After dropping her off, I try to put her out of my mind as I ride home. She’s just a woman, and there are dozens of them in my world ready to jump onto my cock at a moment’s notice. I don’t need the one who’s too young and still recovering from the trauma of losing her father to a violent death—even if she’s the most amazing woman I’ve ever met, and we have tons in common.
I make a concerted effort to focus on all the positive things in my life. A nice night ride was foremost among them. The night air is crisp, and the crescent moon is lighting my way like a beacon. As my tires eat up the road, all I can think about is how lucky I am to be living my best life. I park in the back of my shop and enter through the back.
My computer repair shop is set up on three levels. The shop is on the first floor, my apartment is on the second floor, and a couple of friends of mine reside in the basement. They get free rent and a decent wage for working in my shop in exchange for keeping an eye on the place when I’m out on Legion business. They’re pretty good at repairs but I pitch in during the eveningsand most weekends to handle the more complex jobs. Walter and Rob are outstanding human beings.

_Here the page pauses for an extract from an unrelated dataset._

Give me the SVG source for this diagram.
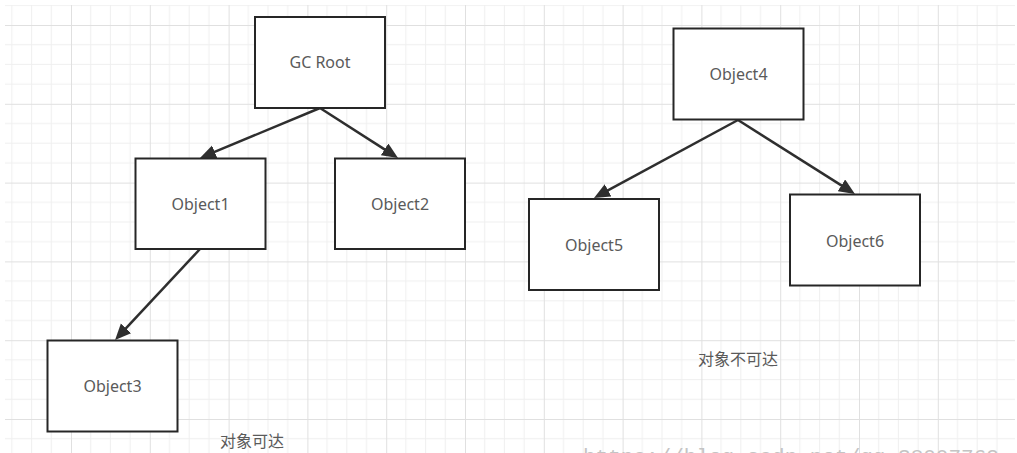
<svg xmlns="http://www.w3.org/2000/svg" width="1017" height="453" viewBox="0 0 1017 453">
  <style>
    .box { fill: #ffffff; stroke: #262626; stroke-width: 2; }
    .lbl { font-family: "Noto Sans", "Noto Sans CJK SC", sans-serif; font-size: 16px; fill: #5a5a5a; text-anchor: middle; }
    .cap { font-family: "Noto Sans CJK SC", "Noto Sans", sans-serif; font-size: 16px; fill: #5a5a5a; text-anchor: middle; }
    .edge { fill: none; stroke: #2e2e2e; stroke-width: 2.5; }
    .wm { font-family: "Liberation Mono", monospace; font-size: 21px; fill: #c4c4c4; }
  </style>
  <defs>
    <pattern id="grid" patternUnits="userSpaceOnUse" x="-7.8" y="-53.8" width="78.8" height="78.8">
      <path d="M19.7,0 V78.8 M39.4,0 V78.8 M59.1,0 V78.8 M0,19.7 H78.8 M0,39.4 H78.8 M0,59.1 H78.8" stroke="#efefef" stroke-width="1" fill="none"/>
      <path d="M0.5,0 V78.8 M0,0.5 H78.8" stroke="#e0e0e0" stroke-width="1" fill="none"/>
    </pattern>
    <marker id="arr" markerUnits="userSpaceOnUse" markerWidth="18" markerHeight="15" refX="6" refY="7" orient="auto">
      <path d="M0,0 L16,7 L0,14 Z" fill="#2e2e2e"/>
    </marker>
  </defs>
  <rect x="0" y="0" width="1017" height="453" fill="#ffffff"/>
  <rect x="5" y="5" width="1010" height="448" fill="url(#grid)"/>

  <g id="connectors">
    <path class="edge" d="M320,108 L209.2,154.2" marker-end="url(#arr)"/>
    <path class="edge" d="M320,108 L389.6,152.6" marker-end="url(#arr)"/>
    <path class="edge" d="M200,249 L121.9,332.7" marker-end="url(#arr)"/>
    <path class="edge" d="M738,120 L602.8,193.2" marker-end="url(#arr)"/>
    <path class="edge" d="M738,120 L846.5,188.6" marker-end="url(#arr)"/>
  </g>

  <g id="gcroot">
    <rect class="box" x="255" y="17" width="130" height="91"/>
    <text class="lbl" x="320" y="68">GC Root</text>
  </g>
  <g id="object1">
    <rect class="box" x="135.5" y="158.5" width="130" height="90.5"/>
    <text class="lbl" x="200.5" y="210">Object1</text>
  </g>
  <g id="object2">
    <rect class="box" x="335" y="158.5" width="130" height="90.5"/>
    <text class="lbl" x="400" y="210">Object2</text>
  </g>
  <g id="object3">
    <rect class="box" x="47.5" y="340.5" width="130" height="91"/>
    <text class="lbl" x="112.5" y="392">Object3</text>
  </g>
  <g id="object4">
    <rect class="box" x="673.5" y="28.5" width="130" height="91"/>
    <text class="lbl" x="738.5" y="80">Object4</text>
  </g>
  <g id="object5">
    <rect class="box" x="529" y="199" width="130" height="91"/>
    <text class="lbl" x="594" y="251">Object5</text>
  </g>
  <g id="object6">
    <rect class="box" x="790" y="194.5" width="130" height="91"/>
    <text class="lbl" x="855" y="247">Object6</text>
  </g>

  <g id="captions">
    <text class="cap" x="252" y="447">对象可达</text>
    <text class="cap" x="738" y="365">对象不可达</text>
  </g>
  <text class="wm" x="583" y="463">https://blog.csdn.net/qq_38007762</text>
</svg>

Exhausted, I head right upstairs to my apartment because the repair shop has been closed for several hours. My apartment is modern to the point of being futuristic. There’s motion-activated strip lighting running around the top and bottom of my walls. I made sure the large windows offer a good view of the night sky and the city lights.

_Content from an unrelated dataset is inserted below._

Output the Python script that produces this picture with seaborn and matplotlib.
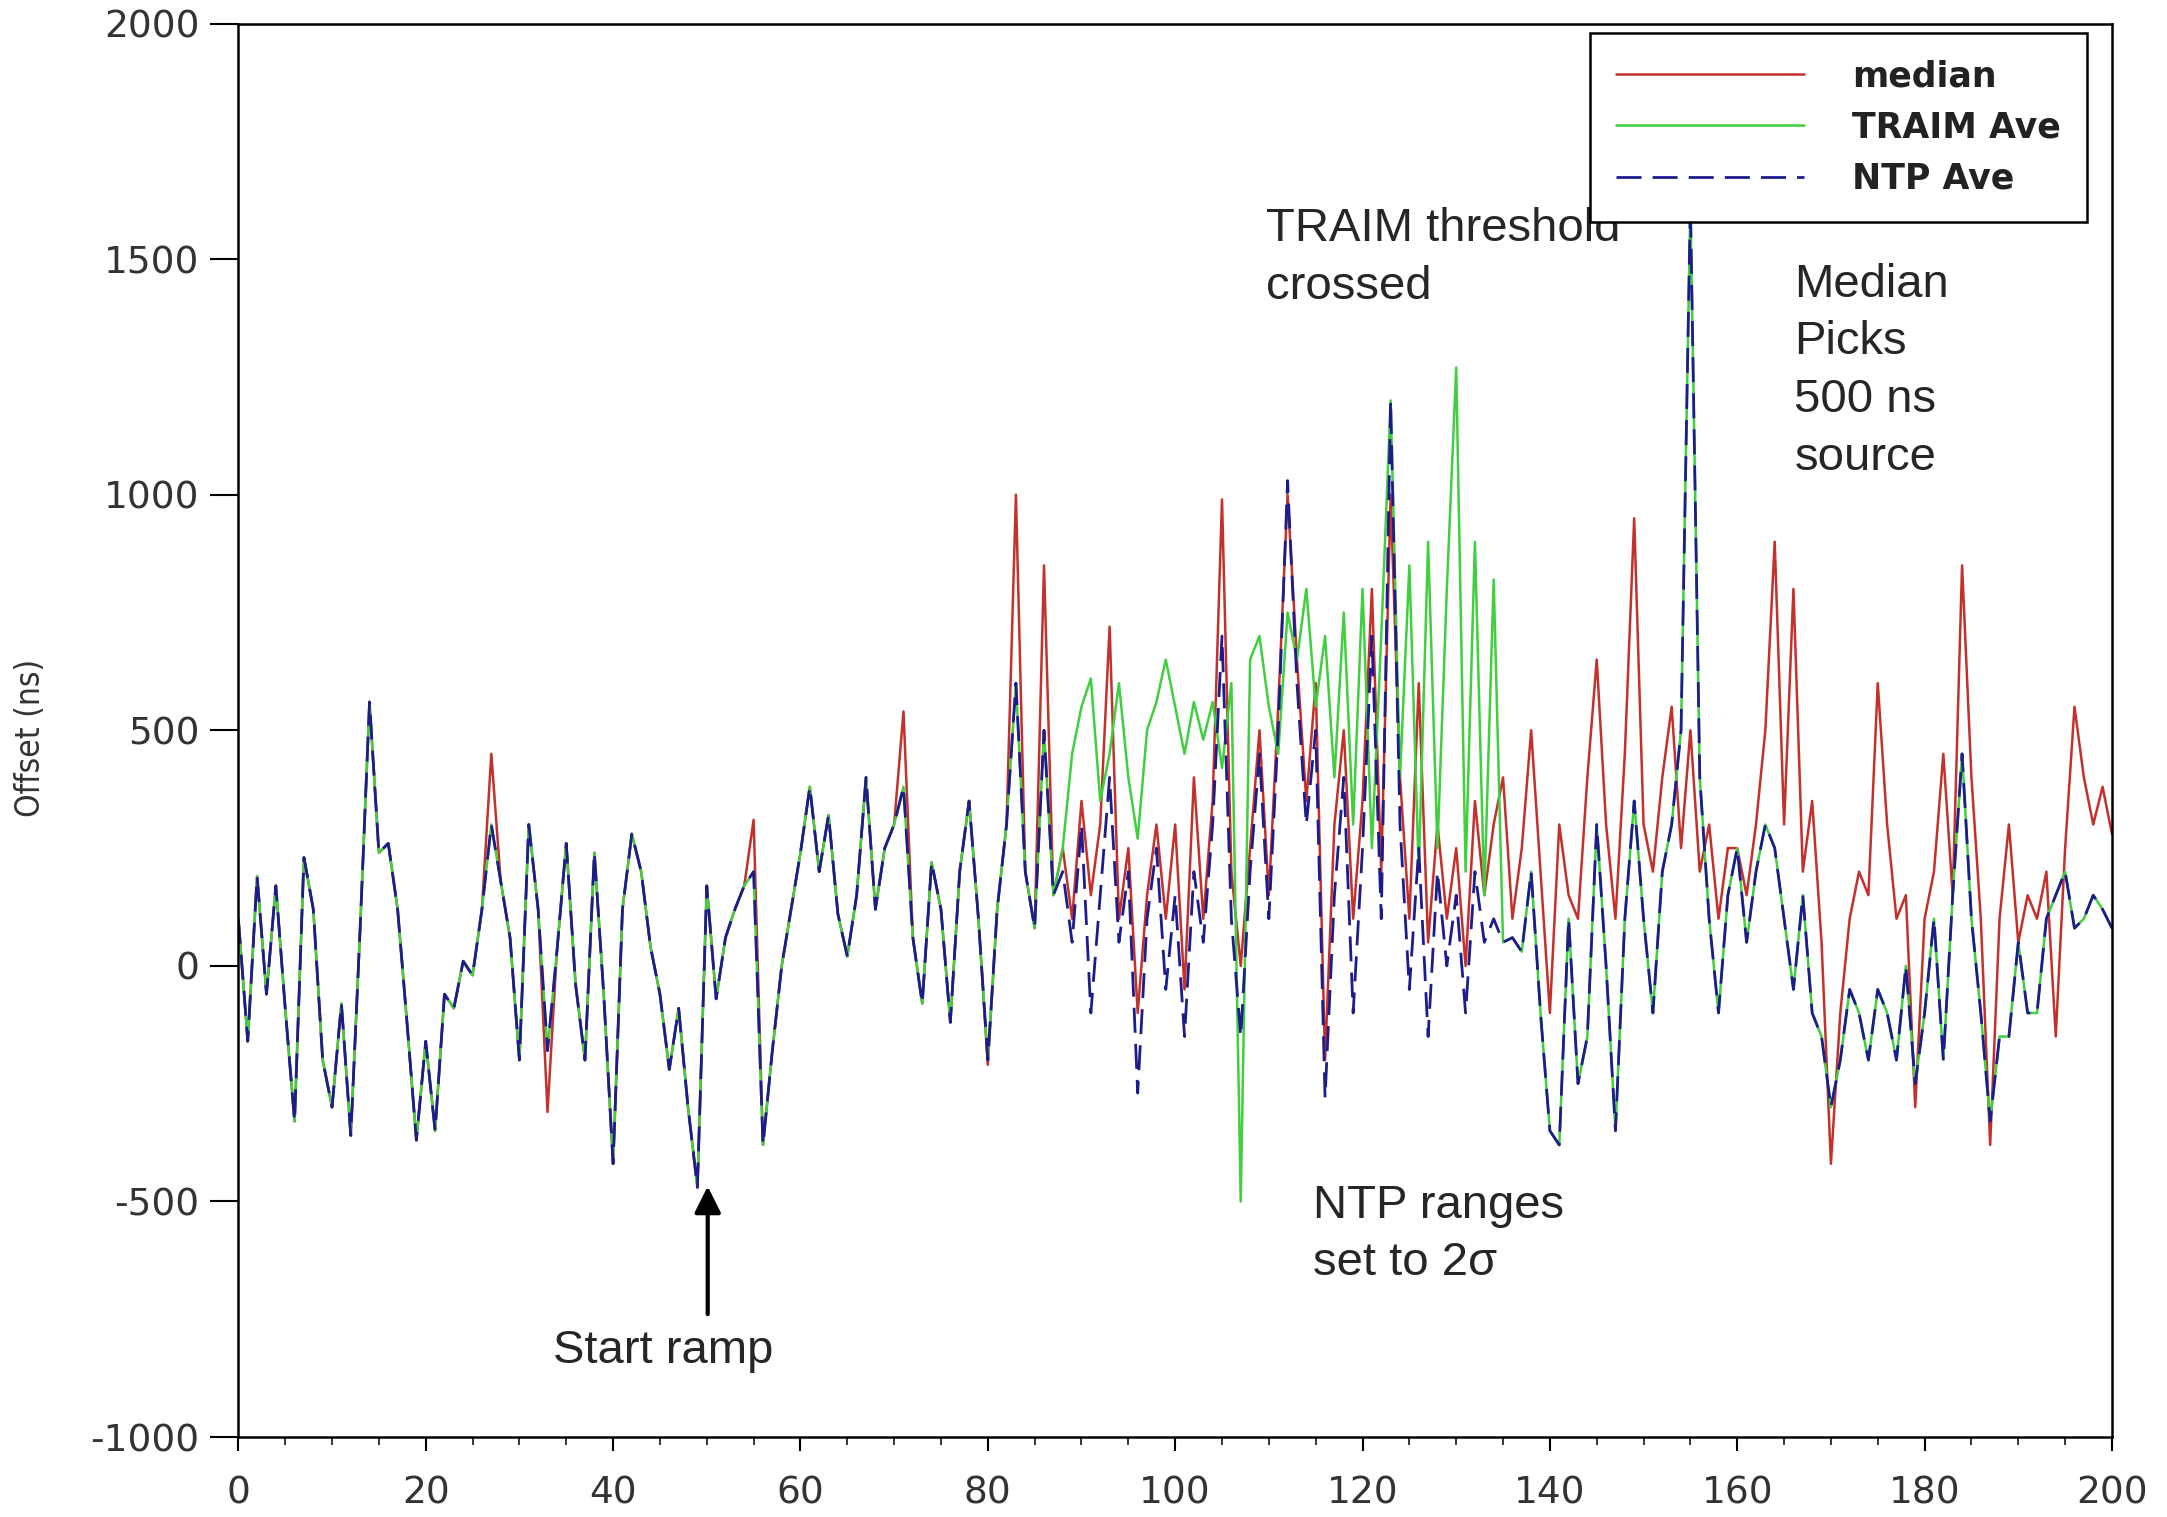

My living room is a more elaborate version of my office at the Savage Legion’s clubhouse. I have a huge curved monitor taking up space along one wall, with three curved monitors above and below my big screen. My gaming chair is a leather, zero-gravity cockpit-type chair that vibrates to ease tension after a long, hard day. I have the best desktop computer that money can buy. It’s a tricked-out beast of my own making.
But that’s where most of the magic stops. The rest of my apartment is just sleek, modern, run-of-the-mill furnishings in muted grays, black, and white. It comes off as a techie’s mancave, which is kind of what I intended when I created it.

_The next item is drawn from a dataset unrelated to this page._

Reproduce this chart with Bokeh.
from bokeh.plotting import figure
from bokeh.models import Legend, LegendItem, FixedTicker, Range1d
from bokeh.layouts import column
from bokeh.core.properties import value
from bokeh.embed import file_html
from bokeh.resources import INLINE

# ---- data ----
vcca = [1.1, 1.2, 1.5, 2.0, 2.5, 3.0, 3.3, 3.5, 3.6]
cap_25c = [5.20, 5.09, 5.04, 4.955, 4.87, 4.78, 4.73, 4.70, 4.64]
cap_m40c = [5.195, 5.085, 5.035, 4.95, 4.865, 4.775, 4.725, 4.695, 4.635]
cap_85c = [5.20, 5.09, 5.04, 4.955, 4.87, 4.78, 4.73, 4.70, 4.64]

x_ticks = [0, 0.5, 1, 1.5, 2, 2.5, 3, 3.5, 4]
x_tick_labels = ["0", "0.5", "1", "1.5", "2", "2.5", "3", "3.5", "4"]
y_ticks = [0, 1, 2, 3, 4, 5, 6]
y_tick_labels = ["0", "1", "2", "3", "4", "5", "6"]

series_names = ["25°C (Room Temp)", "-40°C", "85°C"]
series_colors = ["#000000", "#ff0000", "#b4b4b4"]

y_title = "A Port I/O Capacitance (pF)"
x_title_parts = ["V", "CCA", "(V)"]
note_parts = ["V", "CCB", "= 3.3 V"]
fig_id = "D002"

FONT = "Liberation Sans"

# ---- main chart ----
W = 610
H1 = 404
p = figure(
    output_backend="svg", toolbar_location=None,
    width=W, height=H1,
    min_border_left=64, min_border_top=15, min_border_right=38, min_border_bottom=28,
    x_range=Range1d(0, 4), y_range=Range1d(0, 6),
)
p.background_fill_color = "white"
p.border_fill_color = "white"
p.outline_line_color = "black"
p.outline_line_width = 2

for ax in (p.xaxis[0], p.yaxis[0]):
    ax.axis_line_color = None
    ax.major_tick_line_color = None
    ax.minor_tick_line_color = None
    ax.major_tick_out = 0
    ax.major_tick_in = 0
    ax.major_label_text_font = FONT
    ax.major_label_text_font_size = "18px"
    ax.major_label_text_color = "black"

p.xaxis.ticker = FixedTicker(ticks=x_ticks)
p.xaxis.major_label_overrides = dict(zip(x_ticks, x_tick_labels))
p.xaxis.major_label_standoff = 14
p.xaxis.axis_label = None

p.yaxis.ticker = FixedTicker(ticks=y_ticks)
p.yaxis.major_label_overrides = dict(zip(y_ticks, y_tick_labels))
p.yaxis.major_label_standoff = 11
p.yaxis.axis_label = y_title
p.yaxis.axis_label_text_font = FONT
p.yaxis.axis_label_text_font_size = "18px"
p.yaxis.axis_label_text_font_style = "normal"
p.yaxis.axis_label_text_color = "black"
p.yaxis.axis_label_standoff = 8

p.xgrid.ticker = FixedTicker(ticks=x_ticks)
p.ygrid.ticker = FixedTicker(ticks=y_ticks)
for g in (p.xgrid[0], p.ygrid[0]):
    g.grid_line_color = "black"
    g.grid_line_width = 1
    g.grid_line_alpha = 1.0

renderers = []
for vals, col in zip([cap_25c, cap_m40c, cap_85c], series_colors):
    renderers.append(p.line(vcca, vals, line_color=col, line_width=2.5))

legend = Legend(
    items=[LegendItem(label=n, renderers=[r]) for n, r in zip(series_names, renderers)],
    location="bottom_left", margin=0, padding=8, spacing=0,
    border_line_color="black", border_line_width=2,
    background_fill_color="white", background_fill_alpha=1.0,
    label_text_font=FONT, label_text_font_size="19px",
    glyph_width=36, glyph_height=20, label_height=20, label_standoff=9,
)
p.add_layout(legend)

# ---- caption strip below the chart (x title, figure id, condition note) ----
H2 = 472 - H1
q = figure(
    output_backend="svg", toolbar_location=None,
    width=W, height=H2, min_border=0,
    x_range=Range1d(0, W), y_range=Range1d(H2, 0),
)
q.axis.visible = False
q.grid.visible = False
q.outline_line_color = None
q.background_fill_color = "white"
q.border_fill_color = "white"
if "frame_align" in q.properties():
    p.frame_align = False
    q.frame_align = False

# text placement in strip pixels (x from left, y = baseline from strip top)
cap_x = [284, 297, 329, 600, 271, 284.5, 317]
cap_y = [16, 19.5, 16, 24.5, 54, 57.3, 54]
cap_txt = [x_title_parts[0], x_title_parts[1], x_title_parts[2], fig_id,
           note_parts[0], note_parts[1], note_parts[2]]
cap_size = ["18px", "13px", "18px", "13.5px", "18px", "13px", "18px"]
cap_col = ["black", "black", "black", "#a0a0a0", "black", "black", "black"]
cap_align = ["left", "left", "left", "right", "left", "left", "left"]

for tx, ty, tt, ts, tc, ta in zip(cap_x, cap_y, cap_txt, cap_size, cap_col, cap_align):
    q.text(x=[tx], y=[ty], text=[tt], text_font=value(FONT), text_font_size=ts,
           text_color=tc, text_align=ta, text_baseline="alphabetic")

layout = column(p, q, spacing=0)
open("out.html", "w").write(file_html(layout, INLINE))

I grab an energy drink from my fridge and drop down into my gaming chair. While my club brothers party their asses off through the night, I usually spend my time online engaged in all kinds of virtual work. I’ve always been a guy who believes in hustling so I can be flush with cash. I like nice things, and I like working online. It’s another one of those win-win situations.
I fire up my desktop and jump into the digital world I love so much. The moment I log in under my personal screen name instead of my professional one, friends start reaching out to me. My handle is Architect because I like building up things and people rather than tearing them down, like so many othergamers. I remember being disgusted by GamerGate and did everything humanly possible to tamp down the discord.
My first message of the night says:
Architect, where have you been? I’ve been waiting on you to sign on.
It’s a message from a newbie gamer wanting to suck my brain dry again about the World of Wonders game, the most difficult virtual reality game ever invented. It isn’t even a real game sold in stores. It’s something hacked together to challenge the human mind’s ability to extrapolate and apply digital information, make us reconsider everything we thought we knew about ethics, and rethink our understanding of physics.